Namun, dalam pertemuan tersebut tak disinggung soal kerja sama terkait perbatasan dua negara. Menurut Agus, tidak ada komitmen secara konkret yang disampaikan, tapi yang penting adalah meningkatkan hubungan dua negara serumpun ini. "Hubungan yang ada ini harus dipertahankan, ditingkatkan, dan itu harus menjadi komitmen," katanya.
Kerja sama mengenai persenjataan juga tidak dibahas secara khusus, meski sempat disinggung soal panser 6 x 6 buatan Indonesia. "Malaysia yang berkeinginan membeli, akan terus dilanjutkan," ujar Agus.
Staf Khusus Presiden bidang Hubungan Internasional Teuku Faizasyah menambahkan, Presiden SBY menekankan soal hubungan militer kedua negara yang berjalan baik.
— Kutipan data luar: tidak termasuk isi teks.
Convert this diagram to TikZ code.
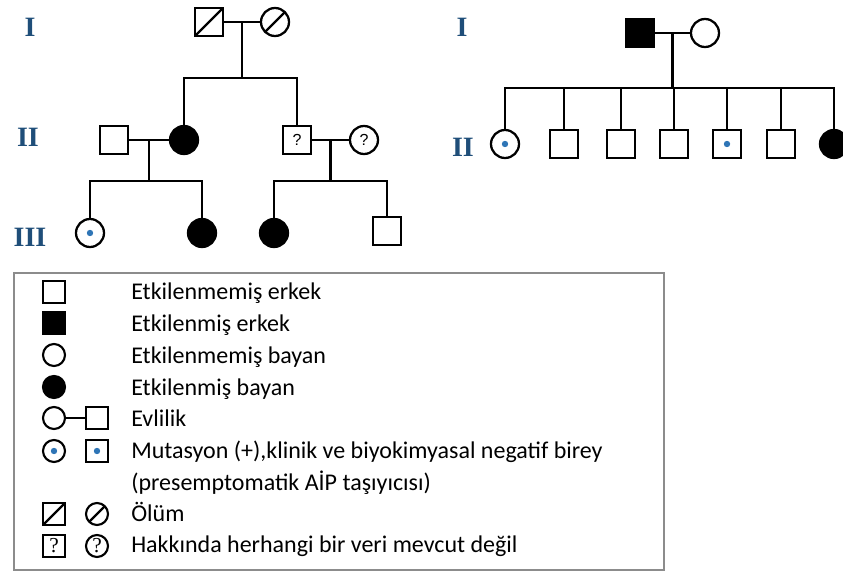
\documentclass[tikz,border=0pt]{standalone}
\usepackage{fontspec}
\setmainfont{Carlito}
\newfontfamily\romfont{Liberation Serif}
\newfontfamily\qfont{Liberation Sans}
\usetikzlibrary{calc}
\definecolor{gennum}{RGB}{31,78,121}
\definecolor{dotblue}{RGB}{46,117,182}

\tikzset{
  pers/.style={draw, line width=1.7pt, inner sep=0pt, minimum size=21pt, font=\qfont\fontsize{12}{12}\selectfont},
  male/.style={pers, rectangle},
  female/.style={pers, circle},
  affected/.style={fill=black},
  carrier/.style={path picture={\fill[dotblue] (path picture bounding box.center) circle (2.4pt);}},
  deceased/.style={path picture={\draw[line width=1.6pt] (path picture bounding box.south west) -- (path picture bounding box.north east);}},
  legsym/.style={minimum size=16.5pt, line width=1.6pt, font=\romfont\fontsize{16}{16}\selectfont},
  gen/.style={font=\romfont\bfseries\fontsize{21}{21}\selectfont, text=gennum, inner sep=0pt},
  legtext/.style={anchor=base west, inner sep=0pt, font=\fontsize{18}{22}\selectfont},
  link/.style={line width=1.6pt}
}

\begin{document}
\begin{tikzpicture}[x=0.75pt, y=-0.75pt]
  \useasboundingbox (0,0) rectangle (843,574);

  % Family on the left: generation numbers
  \node[gen] (lI) at (30,27) {I};
  \node[gen] (lII) at (28,137) {II};
  \node[gen] (lIII) at (30,237) {III};

  % Generation I
  \node[male, deceased] (lfa) at (209,22) {};
  \node[female, deceased] (lmo) at (275,22) {};
  \draw[link] (lfa) -- (lmo);
  \coordinate (lm1) at ($(lfa.east)!0.5!(lmo.west)$);
  \coordinate (ls1) at ($(lm1)+(0,56)$);

  % Generation II
  \node[male] (lhu) at (114,140) {};
  \node[female, affected] (lda) at (184,140) {};
  \node[male] (lso) at (297,140) {?};
  \node[female] (lwi) at (364,140) {?};
  \draw[link] (lm1) -- (ls1);
  \draw[link] (lda.north) |- (ls1) -| (lso.north);
  \draw[link] (lhu) -- (lda);
  \draw[link] (lso) -- (lwi);
  \coordinate (lm2) at ($(lhu.east)!0.5!(lda.west)$);
  \coordinate (ls2) at ($(lm2)+(0,41)$);
  \coordinate (lm3) at ($(lso.east)!0.5!(lwi.west)$);
  \coordinate (ls3) at ($(lm3)+(0,41)$);

  % Generation III
  \node[female, carrier] (lg1) at (90,233) {};
  \node[female, affected] (lg2) at (202,233) {};
  \node[female, affected] (lg3) at (274,233) {};
  \node[male] (lg4) at (387,231) {};
  \draw[link] (lm2) -- (ls2);
  \draw[link] (lg1.north) |- (ls2) -| (lg2.north);
  \draw[link] (lm3) -- (ls3);
  \draw[link] (lg3.north) |- (ls3) -| (lg4.north);

  % Family on the right
  \node[gen] (rI) at (462,27) {I};
  \node[gen] (rII) at (463,147) {II};
  \node[male, affected] (rfa) at (640,33) {};
  \node[female] (rmo) at (705,33) {};
  \draw[link] (rfa) -- (rmo);
  \coordinate (rm1) at ($(rfa.east)!0.5!(rmo.west)$);
  \coordinate (rs1) at ($(rm1)+(0,55)$);
  \draw[link] (rm1) -- (rs1);

  \node[female, carrier] (rc1) at (505,144) {};
  \node[male] (rc2) at (564,144) {};
  \node[male] (rc3) at (621,144) {};
  \node[male] (rc4) at (674,144) {};
  \node[male, carrier] (rc5) at (727,144) {};
  \node[male] (rc6) at (781,144) {};
  \node[female, affected] (rc7) at (834,144) {};
  \draw[link] (rc1.north) |- (rs1) -| (rc7.north);
  \foreach \c in {rc2,rc3,rc4,rc5,rc6}
    \draw[link] (\c.north) -- (\c.north |- rs1);

  % Legend
  \draw[black!45, line width=1.1pt] (14,273) rectangle (664,570);

  \node[male, legsym] (k1) at (54,292) {};
  \node[legtext] (t1) at (131,300) {Etkilenmemiş erkek};
  \node[male, legsym, affected] (k2) at (54,323) {};
  \node[legtext] (t2) at (131,331) {Etkilenmiş erkek};
  \node[female, legsym] (k3) at (54,355) {};
  \node[legtext] (t3) at (131,363) {Etkilenmemiş bayan};
  \node[female, legsym, affected] (k4) at (54,387) {};
  \node[legtext] (t4) at (131,395) {Etkilenmiş bayan};
  \node[female, legsym] (k5a) at (54,418) {};
  \node[male, legsym] (k5b) at (97,418) {};
  \draw[link] (k5a) -- (k5b);
  \node[legtext] (t5) at (131,426) {Evlilik};
  \node[female, legsym, carrier] (k6a) at (54,451) {};
  \node[male, legsym, carrier] (k6b) at (97,451) {};
  \node[legtext] (t6) at (131,458) {Mutasyon (+),klinik ve biyokimyasal negatif birey};
  \node[legtext] (t7) at (131,490) {(presemptomatik AİP taşıyıcısı)};
  \node[male, legsym, deceased] (k8a) at (54,514) {};
  \node[female, legsym, deceased] (k8b) at (97,514) {};
  \node[legtext] (t8) at (131,521) {Ölüm};
  \node[male, legsym] (k9a) at (54,546) {?};
  \node[female, legsym] (k9b) at (97,546) {?};
  \node[legtext] (t9) at (131,552) {Hakkında herhangi bir veri mevcut değil};
\end{tikzpicture}
\end{document}
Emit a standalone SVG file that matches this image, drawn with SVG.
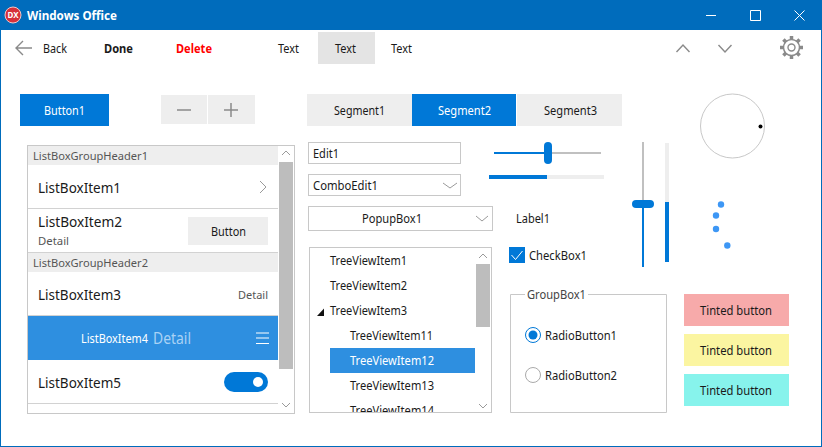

Hal itu menjadi satu jaminan stabilitas hubungan kedua negara. "Indonesia negara pertama yang ditetapkan untuk dikunjungi, Ini suatu indikasi bagaimana Malaysia melihat Indonesia penting," katanya.
Adapun mengenai masalah perbatasan kedua negara, Faizasyah mengatakan soal itu menjadi bagian yang akan ditangani. Beberapa batas wilayah kedua negara kini masih menjadi masalah, yang juga berpotensi memunculkan konflik di lapangan, sehingga pimpinan militer kedua negara perlu membangun hubungan baik satu sama lain. "Agar potensi masalah itu tidak menjadi ekskalasi di lapangan," ujarnya.
Guna menghindari konflik, Faizasyah juga menyinggung perlunya transparansi persenjataan antarnegara di ASEAN. Seperti Defence White Paper, sebuah dokumen penting yang harus dikeluarkan oleh negara, sehingga ada tranparansi dan kenyamanan hubungan dengan negara lainnya.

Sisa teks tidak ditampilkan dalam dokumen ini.